▶ What this task involves
Everything in the listing except the pictures should be written out exactly.

▶ Dataset excerpt

━━━

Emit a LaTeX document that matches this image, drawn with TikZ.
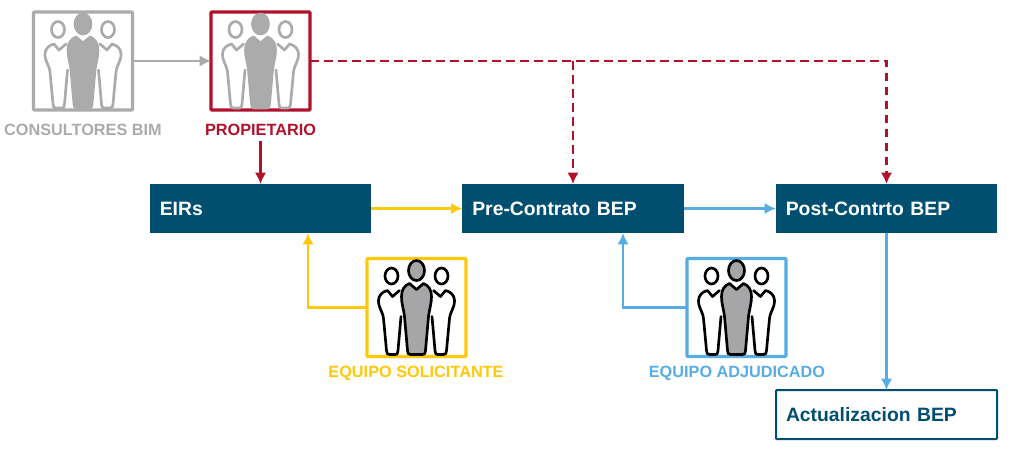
\documentclass[tikz,border=0pt]{standalone}
\usepackage{fontspec}
\setmainfont{Liberation Sans}
\usetikzlibrary{arrows.meta}
\definecolor{cgrey}{HTML}{ABABAB}
\definecolor{cred}{HTML}{B0122B}
\definecolor{cyel}{HTML}{FFC90B}
\definecolor{cblue}{HTML}{57ADE3}
\definecolor{cnavy}{HTML}{004F71}
\definecolor{cmid}{HTML}{A6A6A9}
\tikzset{
  x=0.75pt,y=-0.75pt,
  teambox/.style={draw=#1,line width=2.3pt,minimum width=74.25pt,minimum height=73.5pt,inner sep=0pt,outer sep=0pt,rounded corners=0.6pt},
  teamlabel/.style={text=#1,anchor=base,font=\bfseries\fontsize{12.2}{14}\selectfont,inner sep=0pt,outer sep=0pt},
  stagebox/.style={fill=cnavy,text=white,minimum width=166pt,minimum height=36.75pt,text width=151pt,align=left,inner sep=0pt,inner xsep=7.5pt,outer sep=0pt,font=\bfseries\fontsize{14.5}{16}\selectfont},
  outbox/.style={draw=cnavy,line width=1.5pt,fill=white,text=cnavy,minimum width=165.75pt,minimum height=36.75pt,text width=150.75pt,align=left,inner sep=0pt,inner xsep=7.5pt,outer sep=0pt,rounded corners=0.6pt,font=\bfseries\fontsize{14.5}{16}\selectfont},
  conn/.style={draw=#1,line width=1.6pt,-{Latex[length=8.5pt,width=8.5pt]}},
  dashconn/.style={draw=cred,line width=1.6pt,dash pattern=on 6.5pt off 4pt,-{Latex[length=8.5pt,width=8.5pt]}},
  pics/team/.style 2 args={code={
    \foreach \s in {1,-1}{
      \begin{scope}[xscale=\s]
        \draw[#1,line width=2pt,line join=round,line cap=round] (-25,17.5) ellipse [x radius=6.5,y radius=8];
        \draw[#1,line width=2pt,line join=round,line cap=round]
          (-17,32) -- (-24,38) -- (-29,32) .. controls (-34,33) and (-38,37) .. (-38,42)
          .. controls (-38,50) and (-34,52) .. (-33,60) -- (-30,92)
          .. controls (-30,95) and (-29,96) .. (-27,96) -- (-21,96)
          .. controls (-19,96) and (-19,95) .. (-18.5,92) -- (-15.5,58);
      \end{scope}
    }
    \filldraw[draw=#1,fill=#2,line width=2pt,line join=round] (0,12) ellipse [x radius=8,y radius=10];
    \filldraw[draw=#1,fill=#2,line width=2pt,line join=round]
      (-7,25) -- (0,31) -- (7,25) .. controls (12,27) and (15,31) .. (15,38)
      .. controls (15,45) and (13,50) .. (12,58) -- (9,92) .. controls (9,95) and (8,96) .. (6,96)
      -- (-6,96) .. controls (-8,96) and (-9,95) .. (-9,92) -- (-12,58)
      .. controls (-13,50) and (-15,45) .. (-15,38) .. controls (-15,31) and (-12,27) .. (-7,25) -- cycle;
  }},
}
\begin{document}
\begin{tikzpicture}
\useasboundingbox (0,0) rectangle (1024,451);
\fill[white] (0,0) rectangle (1024,451);
% team boxes
\node[teambox=cgrey] (cons) at (83,61) {};
\node[teambox=cred] (prop) at (260.5,61) {};
\node[teambox=cyel] (soli) at (416.5,307.5) {};
\node[teambox=cblue] (adju) at (736.5,307.5) {};
\pic at (cons.north) {team={cgrey}{cgrey}};
\pic at (prop.north) {team={cgrey}{cgrey}};
\pic at (soli.north) {team={black}{cmid}};
\pic at (adju.north) {team={black}{cmid}};
% labels
\node[teamlabel=cgrey] (consl) at (83,135) {CONSULTORES BIM};
\node[teamlabel=cred] (propl) at (260.5,135) {PROPIETARIO};
\node[teamlabel=cyel] (solil) at (416,377) {EQUIPO SOLICITANTE};
\node[teamlabel=cblue] (adjul) at (737,377) {EQUIPO ADJUDICADO};
% stage boxes
\node[stagebox] (eirs) at (260.5,208.5) {EIRs};
\node[stagebox] (pre) at (573,208.5) {Pre-Contrato BEP};
\node[stagebox] (post) at (886.5,208.5) {Post-Contrto BEP};
\node[outbox] (act) at (886.5,414.5) {Actualizacion BEP};
% connectors
\coordinate (junc) at (pre.north |- prop.east);
\coordinate (eirsin) at (308,233);
\coordinate (prein) at (623,233);
\draw[conn=cgrey] (cons) -- (prop);
\draw[conn=cred,shorten <=4.5pt] (propl) -- (eirs);
\draw[dashconn] (prop.east) -| (post.north);
\draw[dashconn] (junc) -- (pre.north);
\draw[conn=cyel] (eirs) -- (pre);
\draw[conn=cblue] (pre) -- (post);
\draw[conn=cblue] (post) -- (act);
\draw[conn=cyel] (soli.west) -| (eirsin);
\draw[conn=cblue] (adju.west) -| (prein);
\end{tikzpicture}
\end{document}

━━━

▶ Task result
Emit a LaTeX document that matches this image, drawn with TikZ.
\documentclass[tikz,border=0pt]{standalone}
\usepackage{fontspec}
\setmainfont{Liberation Sans}
\usetikzlibrary{arrows.meta}
\definecolor{cgrey}{HTML}{ABABAB}
\definecolor{cred}{HTML}{B0122B}
\definecolor{cyel}{HTML}{FFC90B}
\definecolor{cblue}{HTML}{57ADE3}
\definecolor{cnavy}{HTML}{004F71}
\definecolor{cmid}{HTML}{A6A6A9}
\tikzset{
  x=0.75pt,y=-0.75pt,
  teambox/.style={draw=#1,line width=2.3pt,minimum width=74.25pt,minimum height=73.5pt,inner sep=0pt,outer sep=0pt,rounded corners=0.6pt},
  teamlabel/.style={text=#1,anchor=base,font=\bfseries\fontsize{12.2}{14}\selectfont,inner sep=0pt,outer sep=0pt},
  stagebox/.style={fill=cnavy,text=white,minimum width=166pt,minimum height=36.75pt,text width=151pt,align=left,inner sep=0pt,inner xsep=7.5pt,outer sep=0pt,font=\bfseries\fontsize{14.5}{16}\selectfont},
  outbox/.style={draw=cnavy,line width=1.5pt,fill=white,text=cnavy,minimum width=165.75pt,minimum height=36.75pt,text width=150.75pt,align=left,inner sep=0pt,inner xsep=7.5pt,outer sep=0pt,rounded corners=0.6pt,font=\bfseries\fontsize{14.5}{16}\selectfont},
  conn/.style={draw=#1,line width=1.6pt,-{Latex[length=8.5pt,width=8.5pt]}},
  dashconn/.style={draw=cred,line width=1.6pt,dash pattern=on 6.5pt off 4pt,-{Latex[length=8.5pt,width=8.5pt]}},
  pics/team/.style 2 args={code={
    \foreach \s in {1,-1}{
      \begin{scope}[xscale=\s]
        \draw[#1,line width=2pt,line join=round,line cap=round] (-25,17.5) ellipse [x radius=6.5,y radius=8];
        \draw[#1,line width=2pt,line join=round,line cap=round]
          (-17,32) -- (-24,38) -- (-29,32) .. controls (-34,33) and (-38,37) .. (-38,42)
          .. controls (-38,50) and (-34,52) .. (-33,60) -- (-30,92)
          .. controls (-30,95) and (-29,96) .. (-27,96) -- (-21,96)
          .. controls (-19,96) and (-19,95) .. (-18.5,92) -- (-15.5,58);
      \end{scope}
    }
    \filldraw[draw=#1,fill=#2,line width=2pt,line join=round] (0,12) ellipse [x radius=8,y radius=10];
    \filldraw[draw=#1,fill=#2,line width=2pt,line join=round]
      (-7,25) -- (0,31) -- (7,25) .. controls (12,27) and (15,31) .. (15,38)
      .. controls (15,45) and (13,50) .. (12,58) -- (9,92) .. controls (9,95) and (8,96) .. (6,96)
      -- (-6,96) .. controls (-8,96) and (-9,95) .. (-9,92) -- (-12,58)
      .. controls (-13,50) and (-15,45) .. (-15,38) .. controls (-15,31) and (-12,27) .. (-7,25) -- cycle;
  }},
}
\begin{document}
\begin{tikzpicture}
\useasboundingbox (0,0) rectangle (1024,451);
\fill[white] (0,0) rectangle (1024,451);
% team boxes
\node[teambox=cgrey] (cons) at (83,61) {};
\node[teambox=cred] (prop) at (260.5,61) {};
\node[teambox=cyel] (soli) at (416.5,307.5) {};
\node[teambox=cblue] (adju) at (736.5,307.5) {};
\pic at (cons.north) {team={cgrey}{cgrey}};
\pic at (prop.north) {team={cgrey}{cgrey}};
\pic at (soli.north) {team={black}{cmid}};
\pic at (adju.north) {team={black}{cmid}};
% labels
\node[teamlabel=cgrey] (consl) at (83,135) {CONSULTORES BIM};
\node[teamlabel=cred] (propl) at (260.5,135) {PROPIETARIO};
\node[teamlabel=cyel] (solil) at (416,377) {EQUIPO SOLICITANTE};
\node[teamlabel=cblue] (adjul) at (737,377) {EQUIPO ADJUDICADO};
% stage boxes
\node[stagebox] (eirs) at (260.5,208.5) {EIRs};
\node[stagebox] (pre) at (573,208.5) {Pre-Contrato BEP};
\node[stagebox] (post) at (886.5,208.5) {Post-Contrto BEP};
\node[outbox] (act) at (886.5,414.5) {Actualizacion BEP};
% connectors
\coordinate (junc) at (pre.north |- prop.east);
\coordinate (eirsin) at (308,233);
\coordinate (prein) at (623,233);
\draw[conn=cgrey] (cons) -- (prop);
\draw[conn=cred,shorten <=4.5pt] (propl) -- (eirs);
\draw[dashconn] (prop.east) -| (post.north);
\draw[dashconn] (junc) -- (pre.north);
\draw[conn=cyel] (eirs) -- (pre);
\draw[conn=cblue] (pre) -- (post);
\draw[conn=cblue] (post) -- (act);
\draw[conn=cyel] (soli.west) -| (eirsin);
\draw[conn=cblue] (adju.west) -| (prein);
\end{tikzpicture}
\end{document}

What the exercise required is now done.